Entries with chart source code:
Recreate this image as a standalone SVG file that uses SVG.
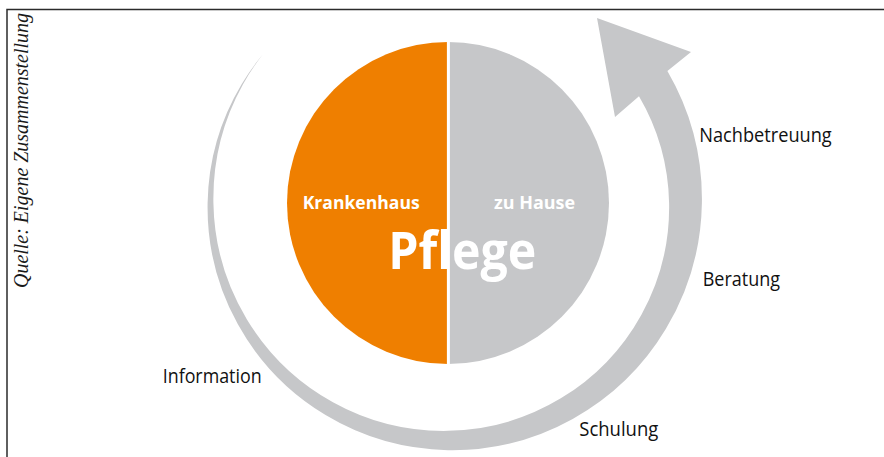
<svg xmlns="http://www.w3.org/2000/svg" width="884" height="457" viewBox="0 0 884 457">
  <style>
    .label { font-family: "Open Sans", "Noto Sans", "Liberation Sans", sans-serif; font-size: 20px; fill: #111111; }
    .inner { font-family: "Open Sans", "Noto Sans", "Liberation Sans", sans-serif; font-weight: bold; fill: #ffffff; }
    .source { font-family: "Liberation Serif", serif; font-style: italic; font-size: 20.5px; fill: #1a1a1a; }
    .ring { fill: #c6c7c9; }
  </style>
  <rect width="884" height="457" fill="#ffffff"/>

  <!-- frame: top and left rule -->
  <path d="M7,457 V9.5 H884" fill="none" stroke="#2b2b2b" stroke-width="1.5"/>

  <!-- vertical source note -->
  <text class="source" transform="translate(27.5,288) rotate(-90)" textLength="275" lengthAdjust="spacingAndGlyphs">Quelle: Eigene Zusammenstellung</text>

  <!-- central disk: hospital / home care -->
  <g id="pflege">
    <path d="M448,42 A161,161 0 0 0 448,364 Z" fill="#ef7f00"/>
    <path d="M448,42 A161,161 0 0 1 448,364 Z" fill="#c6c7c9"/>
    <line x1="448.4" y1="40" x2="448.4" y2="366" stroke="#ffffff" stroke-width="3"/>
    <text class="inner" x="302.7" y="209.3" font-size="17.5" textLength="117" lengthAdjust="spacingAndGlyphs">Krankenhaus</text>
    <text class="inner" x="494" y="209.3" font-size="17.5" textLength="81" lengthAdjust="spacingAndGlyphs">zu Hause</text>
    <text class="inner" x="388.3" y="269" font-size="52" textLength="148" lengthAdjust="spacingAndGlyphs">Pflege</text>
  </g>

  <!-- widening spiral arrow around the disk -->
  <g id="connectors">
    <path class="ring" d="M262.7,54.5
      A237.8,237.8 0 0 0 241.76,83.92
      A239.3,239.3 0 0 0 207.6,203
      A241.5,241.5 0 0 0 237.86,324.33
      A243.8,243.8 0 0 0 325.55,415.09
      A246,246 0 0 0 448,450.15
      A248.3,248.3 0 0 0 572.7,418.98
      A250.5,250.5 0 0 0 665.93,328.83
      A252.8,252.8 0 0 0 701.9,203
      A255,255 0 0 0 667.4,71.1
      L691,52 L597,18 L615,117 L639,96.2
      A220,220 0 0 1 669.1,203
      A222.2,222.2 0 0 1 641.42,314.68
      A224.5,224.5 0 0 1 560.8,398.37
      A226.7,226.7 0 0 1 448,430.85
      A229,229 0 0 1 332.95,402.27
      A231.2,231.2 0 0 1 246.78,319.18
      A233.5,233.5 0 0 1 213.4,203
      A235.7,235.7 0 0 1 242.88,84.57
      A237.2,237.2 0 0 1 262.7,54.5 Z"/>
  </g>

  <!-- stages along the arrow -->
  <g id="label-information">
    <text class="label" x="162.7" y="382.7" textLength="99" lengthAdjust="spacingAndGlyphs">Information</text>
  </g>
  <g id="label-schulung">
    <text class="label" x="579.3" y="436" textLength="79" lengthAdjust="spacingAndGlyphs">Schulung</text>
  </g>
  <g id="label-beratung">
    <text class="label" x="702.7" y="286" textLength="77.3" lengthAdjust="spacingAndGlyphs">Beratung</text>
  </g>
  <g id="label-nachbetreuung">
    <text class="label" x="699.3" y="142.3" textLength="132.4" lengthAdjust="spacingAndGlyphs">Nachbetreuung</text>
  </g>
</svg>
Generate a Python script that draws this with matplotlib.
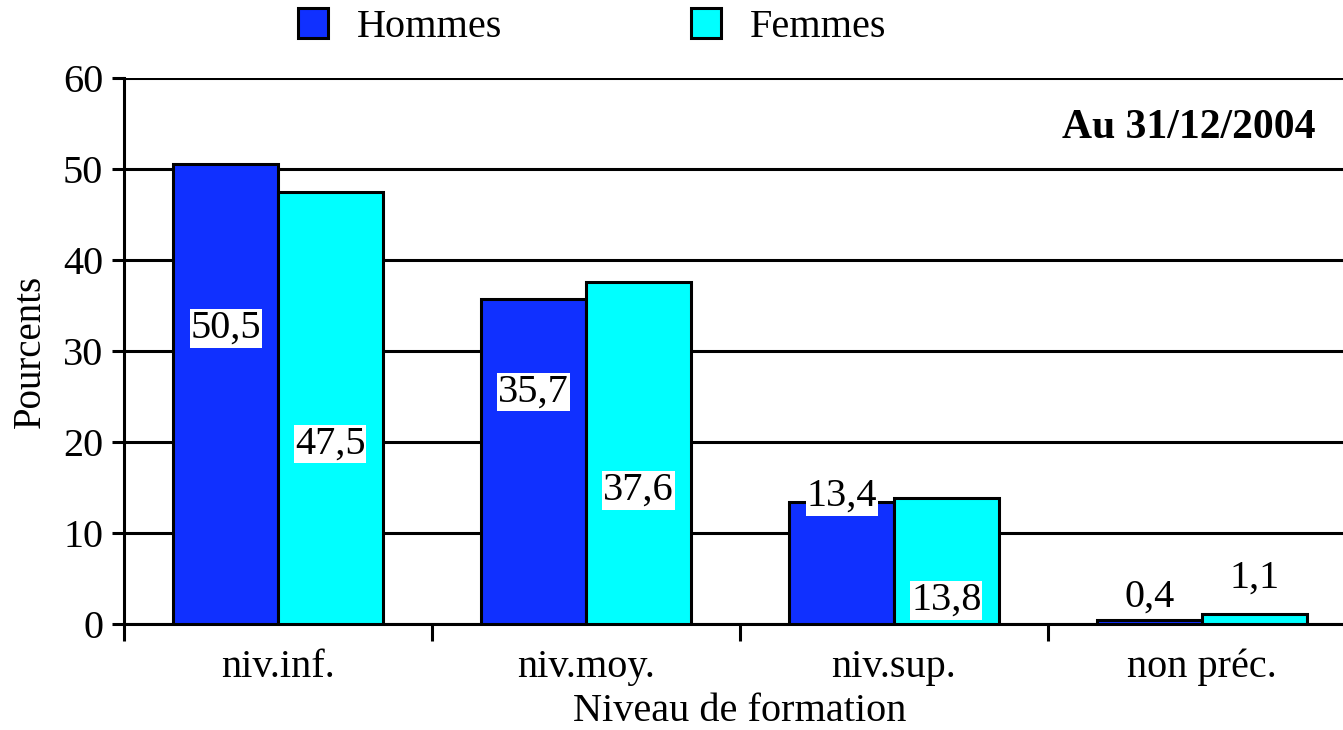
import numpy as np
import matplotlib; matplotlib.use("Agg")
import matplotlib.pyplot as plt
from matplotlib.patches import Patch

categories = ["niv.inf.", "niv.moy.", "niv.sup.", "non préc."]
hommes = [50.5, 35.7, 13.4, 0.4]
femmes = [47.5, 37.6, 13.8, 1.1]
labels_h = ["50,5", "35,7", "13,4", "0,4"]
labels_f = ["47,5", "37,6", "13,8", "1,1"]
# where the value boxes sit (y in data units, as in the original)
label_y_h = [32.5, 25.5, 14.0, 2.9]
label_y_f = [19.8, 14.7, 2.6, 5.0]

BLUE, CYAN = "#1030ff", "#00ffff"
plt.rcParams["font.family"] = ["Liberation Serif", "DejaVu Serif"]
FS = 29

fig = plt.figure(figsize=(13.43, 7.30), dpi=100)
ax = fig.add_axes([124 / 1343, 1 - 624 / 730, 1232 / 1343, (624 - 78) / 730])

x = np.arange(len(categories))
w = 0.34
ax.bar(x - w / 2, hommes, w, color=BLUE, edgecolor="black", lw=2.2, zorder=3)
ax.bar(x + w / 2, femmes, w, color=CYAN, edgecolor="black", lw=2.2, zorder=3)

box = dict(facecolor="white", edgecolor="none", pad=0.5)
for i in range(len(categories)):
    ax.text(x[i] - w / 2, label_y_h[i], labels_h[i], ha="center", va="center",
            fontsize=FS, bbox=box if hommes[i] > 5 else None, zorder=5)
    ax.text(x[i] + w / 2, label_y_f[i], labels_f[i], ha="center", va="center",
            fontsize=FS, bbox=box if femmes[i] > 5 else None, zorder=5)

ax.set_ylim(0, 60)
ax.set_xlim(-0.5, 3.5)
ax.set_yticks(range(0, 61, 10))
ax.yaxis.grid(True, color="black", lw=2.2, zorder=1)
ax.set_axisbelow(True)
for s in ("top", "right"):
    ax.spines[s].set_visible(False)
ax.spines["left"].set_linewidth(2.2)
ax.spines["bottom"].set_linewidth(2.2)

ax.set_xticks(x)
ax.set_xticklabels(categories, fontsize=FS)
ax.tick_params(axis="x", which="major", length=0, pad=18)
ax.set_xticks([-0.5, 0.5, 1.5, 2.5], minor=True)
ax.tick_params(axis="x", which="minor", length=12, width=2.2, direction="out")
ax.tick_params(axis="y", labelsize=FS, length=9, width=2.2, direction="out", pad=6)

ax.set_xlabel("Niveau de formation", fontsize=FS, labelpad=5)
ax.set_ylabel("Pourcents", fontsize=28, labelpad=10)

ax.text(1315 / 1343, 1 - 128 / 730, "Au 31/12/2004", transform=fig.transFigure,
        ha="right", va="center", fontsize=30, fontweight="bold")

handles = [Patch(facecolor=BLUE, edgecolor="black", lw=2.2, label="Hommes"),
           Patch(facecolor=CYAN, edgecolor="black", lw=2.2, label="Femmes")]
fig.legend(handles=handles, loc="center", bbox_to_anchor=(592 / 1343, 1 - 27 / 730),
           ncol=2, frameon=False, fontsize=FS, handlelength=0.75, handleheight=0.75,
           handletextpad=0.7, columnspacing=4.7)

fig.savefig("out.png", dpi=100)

Task brief:
Transcribe the full listing above exactly as it stands, minus the pictures.

Solution to this exercise:
Recreate this image as a standalone SVG file that uses SVG.
<svg xmlns="http://www.w3.org/2000/svg" width="884" height="457" viewBox="0 0 884 457">
  <style>
    .label { font-family: "Open Sans", "Noto Sans", "Liberation Sans", sans-serif; font-size: 20px; fill: #111111; }
    .inner { font-family: "Open Sans", "Noto Sans", "Liberation Sans", sans-serif; font-weight: bold; fill: #ffffff; }
    .source { font-family: "Liberation Serif", serif; font-style: italic; font-size: 20.5px; fill: #1a1a1a; }
    .ring { fill: #c6c7c9; }
  </style>
  <rect width="884" height="457" fill="#ffffff"/>

  <!-- frame: top and left rule -->
  <path d="M7,457 V9.5 H884" fill="none" stroke="#2b2b2b" stroke-width="1.5"/>

  <!-- vertical source note -->
  <text class="source" transform="translate(27.5,288) rotate(-90)" textLength="275" lengthAdjust="spacingAndGlyphs">Quelle: Eigene Zusammenstellung</text>

  <!-- central disk: hospital / home care -->
  <g id="pflege">
    <path d="M448,42 A161,161 0 0 0 448,364 Z" fill="#ef7f00"/>
    <path d="M448,42 A161,161 0 0 1 448,364 Z" fill="#c6c7c9"/>
    <line x1="448.4" y1="40" x2="448.4" y2="366" stroke="#ffffff" stroke-width="3"/>
    <text class="inner" x="302.7" y="209.3" font-size="17.5" textLength="117" lengthAdjust="spacingAndGlyphs">Krankenhaus</text>
    <text class="inner" x="494" y="209.3" font-size="17.5" textLength="81" lengthAdjust="spacingAndGlyphs">zu Hause</text>
    <text class="inner" x="388.3" y="269" font-size="52" textLength="148" lengthAdjust="spacingAndGlyphs">Pflege</text>
  </g>

  <!-- widening spiral arrow around the disk -->
  <g id="connectors">
    <path class="ring" d="M262.7,54.5
      A237.8,237.8 0 0 0 241.76,83.92
      A239.3,239.3 0 0 0 207.6,203
      A241.5,241.5 0 0 0 237.86,324.33
      A243.8,243.8 0 0 0 325.55,415.09
      A246,246 0 0 0 448,450.15
      A248.3,248.3 0 0 0 572.7,418.98
      A250.5,250.5 0 0 0 665.93,328.83
      A252.8,252.8 0 0 0 701.9,203
      A255,255 0 0 0 667.4,71.1
      L691,52 L597,18 L615,117 L639,96.2
      A220,220 0 0 1 669.1,203
      A222.2,222.2 0 0 1 641.42,314.68
      A224.5,224.5 0 0 1 560.8,398.37
      A226.7,226.7 0 0 1 448,430.85
      A229,229 0 0 1 332.95,402.27
      A231.2,231.2 0 0 1 246.78,319.18
      A233.5,233.5 0 0 1 213.4,203
      A235.7,235.7 0 0 1 242.88,84.57
      A237.2,237.2 0 0 1 262.7,54.5 Z"/>
  </g>

  <!-- stages along the arrow -->
  <g id="label-information">
    <text class="label" x="162.7" y="382.7" textLength="99" lengthAdjust="spacingAndGlyphs">Information</text>
  </g>
  <g id="label-schulung">
    <text class="label" x="579.3" y="436" textLength="79" lengthAdjust="spacingAndGlyphs">Schulung</text>
  </g>
  <g id="label-beratung">
    <text class="label" x="702.7" y="286" textLength="77.3" lengthAdjust="spacingAndGlyphs">Beratung</text>
  </g>
  <g id="label-nachbetreuung">
    <text class="label" x="699.3" y="142.3" textLength="132.4" lengthAdjust="spacingAndGlyphs">Nachbetreuung</text>
  </g>
</svg>
Generate a Python script that draws this with matplotlib.
import numpy as np
import matplotlib; matplotlib.use("Agg")
import matplotlib.pyplot as plt
from matplotlib.patches import Patch

categories = ["niv.inf.", "niv.moy.", "niv.sup.", "non préc."]
hommes = [50.5, 35.7, 13.4, 0.4]
femmes = [47.5, 37.6, 13.8, 1.1]
labels_h = ["50,5", "35,7", "13,4", "0,4"]
labels_f = ["47,5", "37,6", "13,8", "1,1"]
# where the value boxes sit (y in data units, as in the original)
label_y_h = [32.5, 25.5, 14.0, 2.9]
label_y_f = [19.8, 14.7, 2.6, 5.0]

BLUE, CYAN = "#1030ff", "#00ffff"
plt.rcParams["font.family"] = ["Liberation Serif", "DejaVu Serif"]
FS = 29

fig = plt.figure(figsize=(13.43, 7.30), dpi=100)
ax = fig.add_axes([124 / 1343, 1 - 624 / 730, 1232 / 1343, (624 - 78) / 730])

x = np.arange(len(categories))
w = 0.34
ax.bar(x - w / 2, hommes, w, color=BLUE, edgecolor="black", lw=2.2, zorder=3)
ax.bar(x + w / 2, femmes, w, color=CYAN, edgecolor="black", lw=2.2, zorder=3)

box = dict(facecolor="white", edgecolor="none", pad=0.5)
for i in range(len(categories)):
    ax.text(x[i] - w / 2, label_y_h[i], labels_h[i], ha="center", va="center",
            fontsize=FS, bbox=box if hommes[i] > 5 else None, zorder=5)
    ax.text(x[i] + w / 2, label_y_f[i], labels_f[i], ha="center", va="center",
            fontsize=FS, bbox=box if femmes[i] > 5 else None, zorder=5)

ax.set_ylim(0, 60)
ax.set_xlim(-0.5, 3.5)
ax.set_yticks(range(0, 61, 10))
ax.yaxis.grid(True, color="black", lw=2.2, zorder=1)
ax.set_axisbelow(True)
for s in ("top", "right"):
    ax.spines[s].set_visible(False)
ax.spines["left"].set_linewidth(2.2)
ax.spines["bottom"].set_linewidth(2.2)

ax.set_xticks(x)
ax.set_xticklabels(categories, fontsize=FS)
ax.tick_params(axis="x", which="major", length=0, pad=18)
ax.set_xticks([-0.5, 0.5, 1.5, 2.5], minor=True)
ax.tick_params(axis="x", which="minor", length=12, width=2.2, direction="out")
ax.tick_params(axis="y", labelsize=FS, length=9, width=2.2, direction="out", pad=6)

ax.set_xlabel("Niveau de formation", fontsize=FS, labelpad=5)
ax.set_ylabel("Pourcents", fontsize=28, labelpad=10)

ax.text(1315 / 1343, 1 - 128 / 730, "Au 31/12/2004", transform=fig.transFigure,
        ha="right", va="center", fontsize=30, fontweight="bold")

handles = [Patch(facecolor=BLUE, edgecolor="black", lw=2.2, label="Hommes"),
           Patch(facecolor=CYAN, edgecolor="black", lw=2.2, label="Femmes")]
fig.legend(handles=handles, loc="center", bbox_to_anchor=(592 / 1343, 1 - 27 / 730),
           ncol=2, frameon=False, fontsize=FS, handlelength=0.75, handleheight=0.75,
           handletextpad=0.7, columnspacing=4.7)

fig.savefig("out.png", dpi=100)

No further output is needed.